Last, the most important part to establishing a closed-loop inbound lead model is to ensure operations are set up to continue touchpoints on qualified leads, regardless of engagement levels or objections. This meant defining which leads should fall out of the funnel versus which leads should continue to be nurtured (and by whom).

Reminder: the Closed – ReEngage stage is an MQL that has either gone unresponsive to outreach from our sales team or has been dispositioned in a status that should be nurtured and re-qualified over time. These leads still serve as an opportunity for our team to generate pipeline.

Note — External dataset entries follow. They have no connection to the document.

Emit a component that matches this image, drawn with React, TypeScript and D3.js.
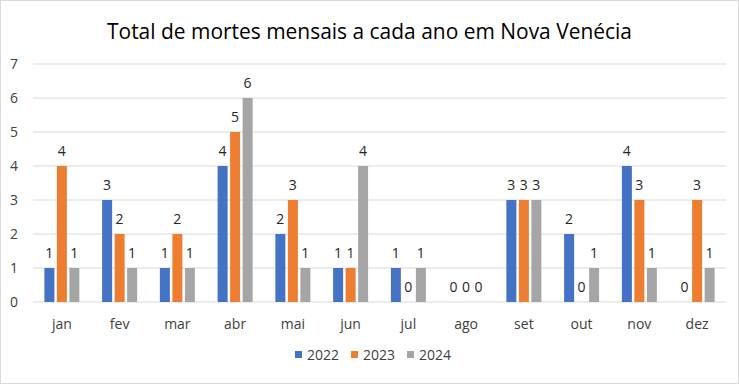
import React from "react";
import * as d3 from "d3";

const months = ["jan", "fev", "mar", "abr", "mai", "jun", "jul", "ago", "set", "out", "nov", "dez"];
const years = ["2022", "2023", "2024"];
const values2022 = [1, 3, 1, 4, 2, 1, 1, 0, 3, 2, 4, 0];
const values2023 = [4, 2, 2, 5, 3, 1, 0, 0, 3, 0, 3, 3];
const values2024 = [1, 1, 1, 6, 1, 4, 1, 0, 3, 1, 1, 1];
const yTicks = [0, 1, 2, 3, 4, 5, 6, 7];
const colors = ["#4472C4", "#ED7D31", "#A5A5A5"];

const series = [values2022, values2023, values2024];

const W = 739;
const H = 384;
const margin = { top: 64, right: 13, bottom: 82, left: 33 };
const font = "'Open Sans', 'Noto Sans', sans-serif";

const App: React.FC = () => {
    const width = W - margin.left - margin.right;
    const height = H - margin.top - margin.bottom;

    const x = d3.scaleBand().domain(months).range([0, width]).paddingInner(0.394).paddingOuter(0.197);
    const xSub = d3.scaleBand().domain(years).range([0, x.bandwidth()]).paddingInner(0.2).paddingOuter(0);
    const y = d3.scaleLinear().domain([0, 7]).range([height, 0]);

    return (
        <svg width={W} height={H} style={{ position: "absolute", left: 0, top: 0 }}>
            <rect x={0.5} y={0.5} width={W - 1} height={H - 1} fill="#fff" stroke="#D9D9D9" />
            <text x={107} y={39} textLength={525} lengthAdjust="spacingAndGlyphs" fontFamily={font} fontSize={21} fill="#000">
                Total de mortes mensais a cada ano em Nova Venécia
            </text>
            <g transform={`translate(${margin.left}, ${margin.top})`}>
                {yTicks.map((t) => (
                    <g key={`tick-${t}`}>
                        <line x1={0} x2={width} y1={y(t)} y2={y(t)} stroke="#D9D9D9" strokeWidth={1} />
                        <text x={-15} y={y(t)} dy="0.35em" textAnchor="end" fontFamily={font} fontSize={14} fill="#404040">
                            {t}
                        </text>
                    </g>
                ))}
                {months.map((m, i) => (
                    <g key={`m-${m}`} transform={`translate(${x(m)}, 0)`}>
                        {series.map((vals, s) => {
                            const bx = xSub(years[s]) ?? 0;
                            const v = vals[i];
                            return (
                                <g key={`bar-${m}-${s}`}>
                                    <rect x={bx} y={y(v)} width={xSub.bandwidth()} height={height - y(v)} fill={colors[s]} />
                                    <text x={bx + xSub.bandwidth() / 2} y={y(v) - 10} textAnchor="middle" fontFamily={font} fontSize={14} fill="#262626">
                                        {v}
                                    </text>
                                </g>
                            );
                        })}
                        <text x={x.bandwidth() / 2} y={height + 27} textAnchor="middle" fontFamily={font} fontSize={14} fill="#404040">
                            {m}
                        </text>
                    </g>
                ))}
            </g>
            <g transform="translate(295, 355)">
                {years.map((yr, i) => (
                    <g key={`leg-${yr}`} transform={`translate(${i * 56}, 0)`}>
                        <rect x={0} y={-4} width={7} height={7} fill={colors[i]} />
                        <text x={12} y={0} dy="0.35em" fontFamily={font} fontSize={14} fill="#404040">
                            {yr}
                        </text>
                    </g>
                ))}
            </g>
        </svg>
    );
};

export default App;
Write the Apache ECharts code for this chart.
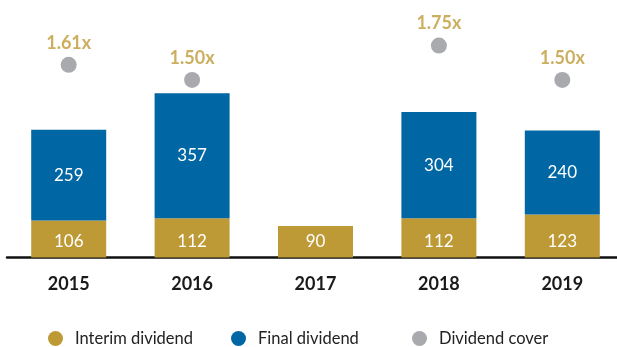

Reasons could include bad timing for purchase or no allocated budget at the time of prospecting.

Create closed dispositions (such as unresponsive, bad timing, or no budget) that allow your teams to segment either marketing nurture programs or sales sequences to stay top-of-mind with the lead and reach out when they are in a purchasing stage.

Build your own inbound lead workflow

No, this isn’t an easy initiative to take on—and we have certainly made mistakes and learned a lot along the way. Below are our three top tips for creating a seamless and sophisticated marketing funnel.

  1. Always partner and gain buy-in with your sales leadership team to make sure they are aligned with every single stage of your inbound lead funnel. This includes stage qualification, scoring, follow-up accountability, and reporting. Even changes throughout the year need to be approved.
  2. Continually audit your workflows and process to make sure there are no gaps or errors in your operations and logic. What seems like a small issue can be catastrophic to your inbound lead handling down the funnel.
  3. Start small and be agile to scale your workflows and don’t be afraid if you need to recalibrate your scoring strategy over time. Start small with segmentation and then build to ensure you have the foundational reporting in place to make these expansion decisions.